Our film today is from an Army Signal Corps roll of 35mm motion picture film, composited from several 100′ film camera reels. As I’ve come to expect, this reel is not fully described in the shot cards, likely because the Army catalogers did not have access to the original photographer’s “dope sheets” describing the film they took. The first three reels were from the “Special Installations” program, which mounted remotely operated, battery powered film cameras on D-Day landing craft.

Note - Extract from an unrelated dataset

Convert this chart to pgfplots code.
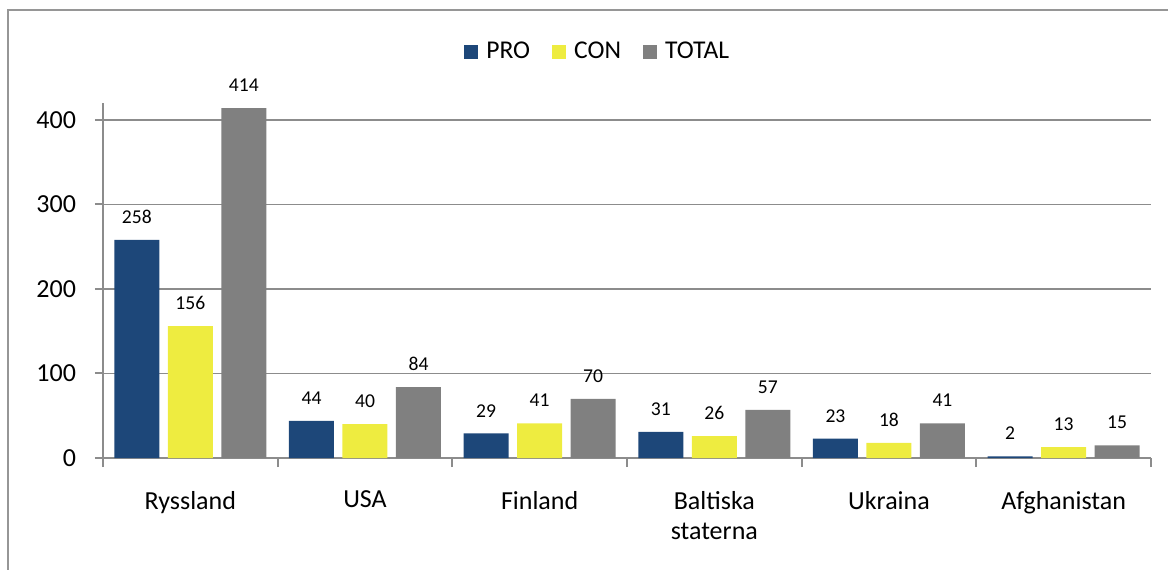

The program was spearheaded by the Office of Strategic Services (“OSS”) Field Photographic Branch, which was commanded by legendary film director John Ford, and staffed by Hollywood veterans in Ford’s Naval Reserve unit. The officer in charge of the program, which involved significant modifications to the cameras, was Lt. Commander Marcus Armistead. The film depicts British or Canadian troops as they come out of the landing craft. Weather conditions the morning of June 6th were foggy, misty and spitting rain, which is why the film is low contrast. Later reels in this compilation including shots of a glider being towed by a C47 for the invasion and a couple of reels of pre-invasion activities, including troops being issued invasion currency, which they promptly throw dice for! The OSS folded operations in 1946 and the film they created was scattered among the CIA, Navy, Coast Guard, and Army Signal Corps film repositories. I captured the roll straight from the film “flatbed” viewer at the National Archives, so this copy doesn’t necessarily do the original film full justice.